PROVIDED DATA:
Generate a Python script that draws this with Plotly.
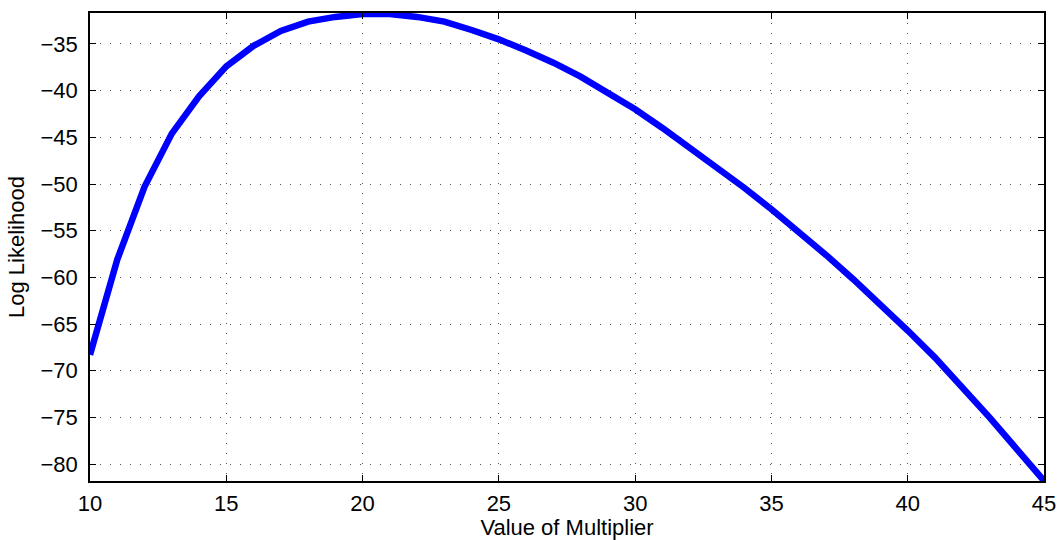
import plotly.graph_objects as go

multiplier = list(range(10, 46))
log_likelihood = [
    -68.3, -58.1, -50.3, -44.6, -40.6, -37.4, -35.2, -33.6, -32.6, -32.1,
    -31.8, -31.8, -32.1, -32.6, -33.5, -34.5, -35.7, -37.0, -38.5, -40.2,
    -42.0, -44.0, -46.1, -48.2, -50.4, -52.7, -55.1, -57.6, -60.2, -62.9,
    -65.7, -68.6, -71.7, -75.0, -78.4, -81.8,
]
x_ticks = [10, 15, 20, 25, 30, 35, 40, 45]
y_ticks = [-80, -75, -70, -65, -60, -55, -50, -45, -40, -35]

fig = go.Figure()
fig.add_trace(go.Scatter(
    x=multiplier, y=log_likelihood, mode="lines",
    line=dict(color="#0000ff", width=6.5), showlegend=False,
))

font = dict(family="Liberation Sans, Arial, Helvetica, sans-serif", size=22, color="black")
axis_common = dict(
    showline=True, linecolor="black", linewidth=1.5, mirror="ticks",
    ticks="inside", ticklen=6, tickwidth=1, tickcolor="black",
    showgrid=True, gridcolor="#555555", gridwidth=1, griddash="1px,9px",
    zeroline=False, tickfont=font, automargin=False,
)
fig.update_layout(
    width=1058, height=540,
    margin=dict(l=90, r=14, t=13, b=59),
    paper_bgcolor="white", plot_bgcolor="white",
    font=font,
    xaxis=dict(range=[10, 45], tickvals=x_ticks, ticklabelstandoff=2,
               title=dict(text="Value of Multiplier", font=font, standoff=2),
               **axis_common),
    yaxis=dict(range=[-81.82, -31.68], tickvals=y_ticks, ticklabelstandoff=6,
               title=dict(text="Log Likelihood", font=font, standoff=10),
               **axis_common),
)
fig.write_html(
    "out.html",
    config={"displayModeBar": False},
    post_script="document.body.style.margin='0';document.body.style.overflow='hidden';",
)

...

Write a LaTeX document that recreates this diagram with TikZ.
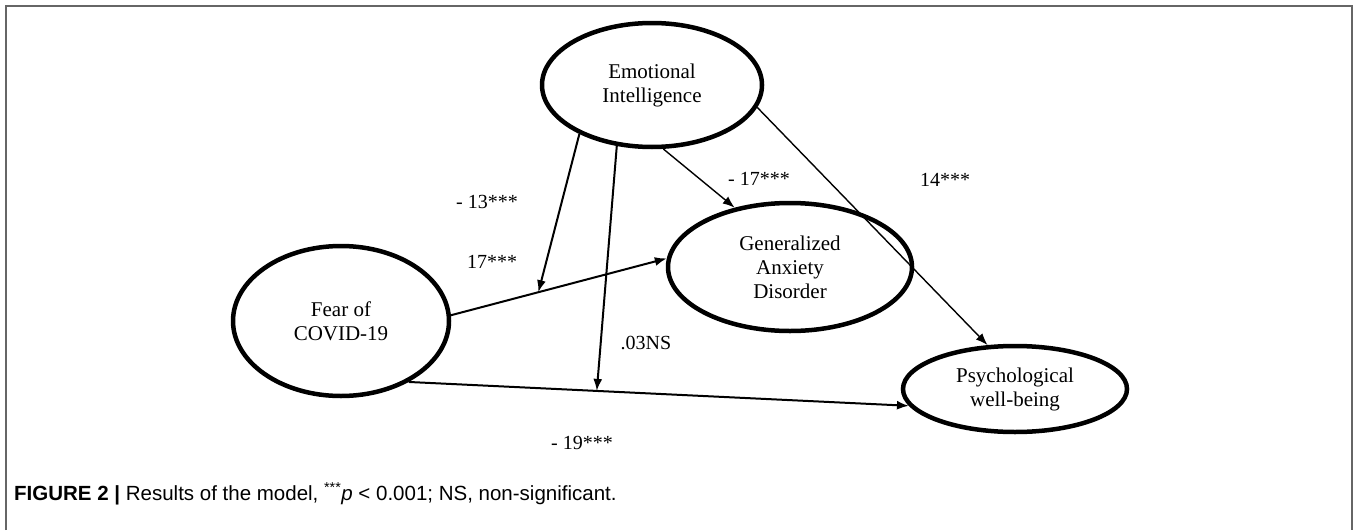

WORK REQUIRED: Working from the listing above, pick out every line that has "document" and copy it.

FINAL RESULT:
    post_script="document.body.style.margin='0';document.body.style.overflow='hidden';",
Write a LaTeX document that recreates this diagram with TikZ.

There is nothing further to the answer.